San Diego Community to Clean-Up Starlight Bowl

| July 9, 2016 | 0 Comments

All Ages Invited to Save Starlight to Pull Weeds and Create a Video

A new 501(c)3 non-profit community initiative—Save Starlight—kicks off a campaign to preserve, revive, and revitalize the Starlight Bowl, an abandoned open-air amphitheater located in historic Balboa Park. The mission is to revive the bowl as a viable community venue for performances and gatherings. The first event Save Starlight will host is a community weed-pulling party and volunteer day from 9 a.m. to noon on Wednesday, August 13. The collective task will be to remove the weeds currently inhabiting the 3,261-seat amphitheater, while producing a video for Save Starlight’s revitalization fund-raising campaign.

Friends from across San Diego will join together for this kick-off event in the campaign to restore the Bowl. Save Starlight will provide a light breakfast and musical accompaniment will enliven the bowl for volunteers. All ages are welcome. To sign up to volunteer and participate in the video http://goo.gl/forms/hgOphLdl4VhIOlCj2 or to find out more about the campaign, visit http://savestarlight.org.

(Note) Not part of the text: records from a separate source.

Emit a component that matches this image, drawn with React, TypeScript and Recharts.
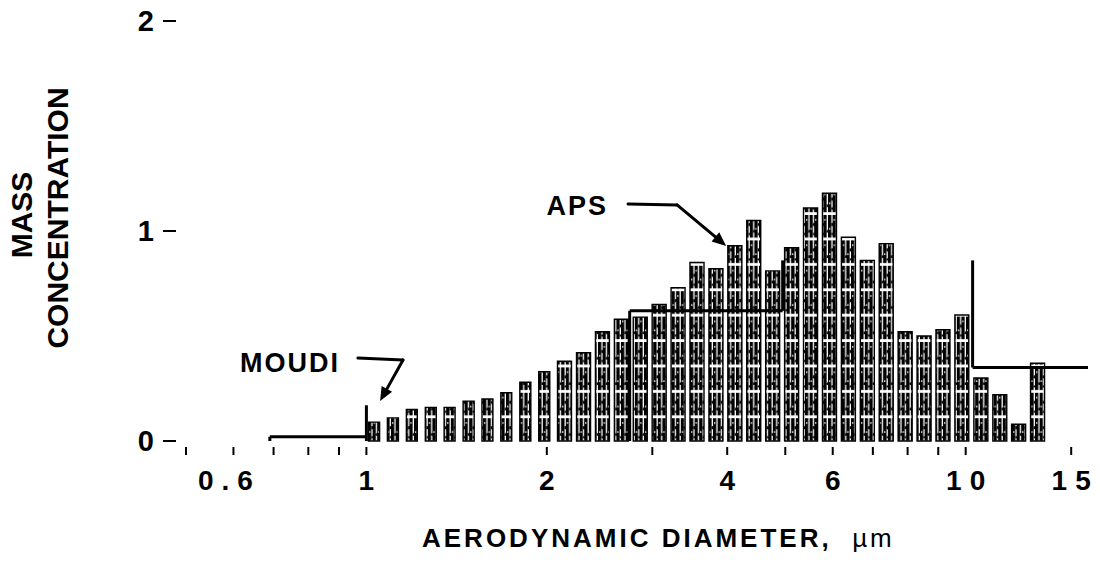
import React from 'react';
import { ComposedChart, XAxis, YAxis, ReferenceArea, ReferenceLine } from 'recharts';

// APS channels: lower / upper aerodynamic diameter (µm) of each drawn bar, and mass concentration
const apsLower = [
  1.008, 1.084, 1.166, 1.254, 1.348, 1.45, 1.559, 1.676, 1.803, 1.939,
  2.084, 2.242, 2.411, 2.593, 2.788, 2.998, 3.224, 3.467, 3.729, 4.01,
  4.312, 4.637, 4.987, 5.363, 5.768, 6.203, 6.671, 7.173, 7.714, 8.296,
  8.921, 9.594, 10.32, 11.1, 11.93, 12.83,
];
const apsUpper = [
  1.052, 1.131, 1.216, 1.308, 1.406, 1.513, 1.626, 1.748, 1.881, 2.023,
  2.199, 2.366, 2.544, 2.736, 2.942, 3.164, 3.402, 3.659, 3.935, 4.232,
  4.55, 4.893, 5.263, 5.66, 6.087, 6.546, 7.04, 7.57, 8.141, 8.755,
  9.414, 10.12, 10.89, 11.71, 12.59, 13.54,
];
const apsMass = [
  0.09, 0.11, 0.15, 0.16, 0.16, 0.19, 0.2, 0.23, 0.28, 0.33,
  0.38, 0.42, 0.52, 0.58, 0.59, 0.65, 0.73, 0.85, 0.82, 0.93,
  1.05, 0.81, 0.92, 1.11, 1.18, 0.97, 0.86, 0.94, 0.52, 0.5,
  0.53, 0.6, 0.3, 0.22, 0.08, 0.37,
];

// MOUDI impactor stages: cut-point edges (µm) and stage mass concentration
const moudiEdges = [0.69, 1.0, 2.75, 4.95, 10.27, 16];
const moudiMass = [0.02, 0.17, 0.62, 0.86, 0.35];
// level each stage's riser starts from, and whether the stage top is inked
const moudiRiseFrom = [0, 0, 0, 0.62, 0.86];
const moudiTopInked = [true, false, true, false, true];

// axes
const xDomain = [0.5, 16];
const xTicks = [0.5, 0.6, 0.7, 0.8, 0.9, 1, 2, 3, 4, 5, 6, 7, 8, 9, 10, 15];
const xTickLabels: Record<string, string> = { '0.6': '0.6', '1': '1', '2': '2', '4': '4', '6': '6', '10': '10', '15': '15' };
const yTicks = [0, 1, 2];

// annotation callouts, in data coordinates: [start, bend, tip]
const apsCallout = { text: 'APS', pts: [[2.733, 1.129], [3.299, 1.124], [3.984, 0.929]] };
const moudiCallout = { text: 'MOUDI', pts: [[0.968, 0.395], [1.151, 0.386], [1.054, 0.19]] };

const FONT = "'Liberation Sans', Arial, Helvetica, sans-serif";

const moudiSegments: { a: [number, number]; b: [number, number] }[] = [];
moudiMass.forEach((v, i) => {
  const lo = moudiEdges[i];
  const hi = moudiEdges[i + 1];
  moudiSegments.push({ a: [lo, moudiRiseFrom[i]], b: [lo, v] });
  if (moudiTopInked[i]) moudiSegments.push({ a: [lo, v], b: [hi, v] });
});

const XTick = (props: any) => {
  const { x, y, payload } = props;
  const label = xTickLabels[String(payload.value)];
  const shift = label === '0.6' ? -4 : 4;
  return (
    <g>
      <line x1={x} x2={x} y1={y + 6} y2={y + 14} stroke="#000" strokeWidth={2} />
      {label && (
        <text x={x + shift} y={y + 49} textAnchor="middle" fontFamily={FONT} fontWeight={700} fontSize={28}
          style={{ letterSpacing: 8 }} fill="#000">
          {label}
        </text>
      )}
    </g>
  );
};

const YTick = (props: any) => {
  const { x, y, payload } = props;
  return (
    <g>
      <text x={x - 32} y={y + 10} textAnchor="end" fontFamily={FONT} fontWeight={700} fontSize={29} fill="#000">
        {payload.value}
      </text>
      <line x1={x - 23} x2={x - 10} y1={y} y2={y} stroke="#000" strokeWidth={2} />
    </g>
  );
};

const XTitle = (props: any) => {
  const vb = props.viewBox || { x: 186, y: 441 };
  return (
    <text x={vb.x + 236} y={vb.y + 106} fontFamily={FONT} fontWeight={700} fontSize={26} fill="#000"
      style={{ letterSpacing: 3 }}>
      AERODYNAMIC DIAMETER,{'\u00a0\u00a0'}
      <tspan fontWeight={400}>µm</tspan>
    </text>
  );
};

const YTitle = (props: any) => {
  const vb = props.viewBox || { x: 0, y: 21, height: 420 };
  const cy = vb.y + 194;
  return (
    <g fontFamily={FONT} fontWeight={700} fontSize={30} fill="#000">
      <text transform={`translate(${vb.x + 32},${cy}) rotate(-90)`} textAnchor="middle">MASS</text>
      <text transform={`translate(${vb.x + 68},${cy + 3}) rotate(-90)`} textAnchor="middle">CONCENTRATION</text>
    </g>
  );
};

// a straight pen stroke; optionally finished with an arrowhead or prefixed by a label
const makeStroke = (opts: { arrow?: boolean; label?: string; labelDx?: number; labelDy?: number }) => (p: any) => {
  const { x1, y1, x2, y2 } = p;
  const ang = Math.atan2(y2 - y1, x2 - x1);
  const L = 14;
  const W = 6;
  const bx = x2 - L * Math.cos(ang);
  const by = y2 - L * Math.sin(ang);
  const px = -Math.sin(ang) * W;
  const py = Math.cos(ang) * W;
  return (
    <g>
      <line x1={x1} y1={y1} x2={opts.arrow ? bx : x2} y2={opts.arrow ? by : y2} stroke="#000" strokeWidth={3} strokeLinecap="round" />
      {opts.arrow && <polygon points={`${x2},${y2} ${bx + px},${by + py} ${bx - px},${by - py}`} fill="#000" />}
      {opts.label && (
        <text x={x1 - (opts.labelDx || 0)} y={y1 + (opts.labelDy || 0)} textAnchor="end" fontFamily={FONT}
          fontWeight={700} fontSize={27} style={{ letterSpacing: 2 }} fill="#000">
          {opts.label}
        </text>
      )}
    </g>
  );
};

const callout = (c: { text: string; pts: number[][] }, key: string, dx: number, dy: number) => [
  <ReferenceLine key={`${key}-a`} ifOverflow="visible"
    segment={[{ x: c.pts[0][0], y: c.pts[0][1] }, { x: c.pts[1][0], y: c.pts[1][1] }]}
    shape={makeStroke({ label: c.text, labelDx: dx, labelDy: dy })} />,
  <ReferenceLine key={`${key}-b`} ifOverflow="visible"
    segment={[{ x: c.pts[1][0], y: c.pts[1][1] }, { x: c.pts[2][0], y: c.pts[2][1] }]}
    shape={makeStroke({ arrow: true })} />,
];

export default function App() {
  return (
    <div style={{ width: 1100, height: 572, margin: '-8px 0 0 -8px', background: '#fff' }}>
      <ComposedChart width={1100} height={572} data={[]} margin={{ top: 21, right: 12, bottom: 41, left: 0 }}>
        <defs>
          <pattern id="apsHatch" patternUnits="userSpaceOnUse" x={0} y={11.8} width={9.2} height={25.4}>
            <rect width={9.2} height={25.4} fill="#fff" />
            <rect x={0} y={0} width={3.3} height={22.6} fill="#000" />
            <rect x={4.6} y={0} width={3.3} height={22.6} fill="#000" />
            <rect x={3.3} y={8} width={1.3} height={3} fill="#000" />
            <rect x={7.9} y={15} width={1.3} height={2.5} fill="#000" />
            <rect x={3.3} y={18} width={1.3} height={2} fill="#000" />
            <rect x={1.0} y={13} width={1.2} height={1.6} fill="#fff" />
            <rect x={5.6} y={4} width={1.2} height={1.6} fill="#fff" />
          </pattern>
        </defs>
        <XAxis type="number" dataKey="d" scale="log" domain={xDomain} allowDataOverflow ticks={xTicks} interval={0}
          axisLine={false} tickLine={false} tickSize={0} tickMargin={0} height={90} tick={<XTick />}
          label={{ content: XTitle }} />
        <YAxis type="number" domain={[0, 2]} allowDataOverflow ticks={yTicks} interval={0} width={186}
          axisLine={false} tickLine={false} tickSize={0} tickMargin={0} tick={<YTick />}
          label={{ content: YTitle }} />
        {apsMass.map((v, i) => (
          <ReferenceArea key={`aps-${i}`} x1={apsLower[i]} x2={apsUpper[i]} y1={0} y2={v}
            fill="url(#apsHatch)" fillOpacity={1} stroke="#000" strokeWidth={1.4} ifOverflow="visible" />
        ))}
        {moudiSegments.map((s, i) => (
          <ReferenceLine key={`moudi-${i}`} ifOverflow="visible" stroke="#000" strokeWidth={3}
            segment={[{ x: s.a[0], y: s.a[1] }, { x: s.b[0], y: s.b[1] }]} />
        ))}
        {callout(apsCallout, 'aps', 20, 11)}
        {callout(moudiCallout, 'moudi', 18, 14)}
      </ComposedChart>
    </div>
  );
}
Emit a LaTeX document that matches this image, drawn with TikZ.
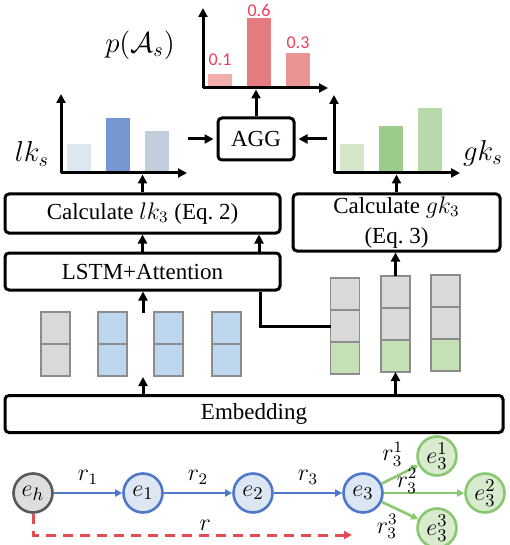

The Save Starlight effort is spear-headed by long-time San Diego arts advocate, Steve Stopper. Stopper runs Ocean West Studios, and heads the School for Creative Careers, a nonprofit providing young people hands-on experience with theatre technology. He is the former Sound Designer and Engineer for Starlight – working in the space for over ten years.

Stopper shared “We have been thrilled at the positive response from the city and a broad coalition of community organizations eager to help collaborate in our efforts to revitalize this historical gem into a viable San Diego performance venue. Our steering committee is structured with experts in the fields of theatre technology, cultural history, non-profit activism, urban revitalization, historic preservation, and business. We look to the community for participation in our upcoming clean-up event and video creation, on-going organization involvement, volunteers, and revitalization funding.”

Originally called the Ford Bowl, the Starlight Theater was commissioned by the Ford Motor Company for the 1935-36 California Pacific International Exposition. The name was changed to Starlight Bowl in the 1970s. In its early days the Bowl was home to symphony orchestra performances broadcast via radio across the country and other special event programming. It is best know as the home of San Diego Civic Light Opera (Starlight Musical Theatre), producers of summer musicals from the late 1950s until 2012. That organization folded in 2012 and since then the 3,261-seat venue has languished in disrepair without a vision or viable operating plan.

Steve Stopper stands in front of the entrance to the Starlight Bowl.

Steve Stopper stands in front of the entrance to the Starlight Bowl.

The Starlight Bowl is located in the palisades area of the park, adjacent to the Air & Space Museum—in the flight path for San Diego’s Lindbergh Field airport. Starlight Musical Theatre developed a creative technique to “freeze” the performance mid-scene or song—a crude but ingenious solution to deal with the noise that turned into a tradition for the audience. As San Diego grew, so did airport traffic, exacerbating issues for the venue’s traditional musical theater programming.

The Save Starlight effort will explore various options to mitigate plane noise—from acoustic engineering, noise cancelling headphones, more resilient programming, and additional strategies to confront—rather than simply accommodate—airplane noise.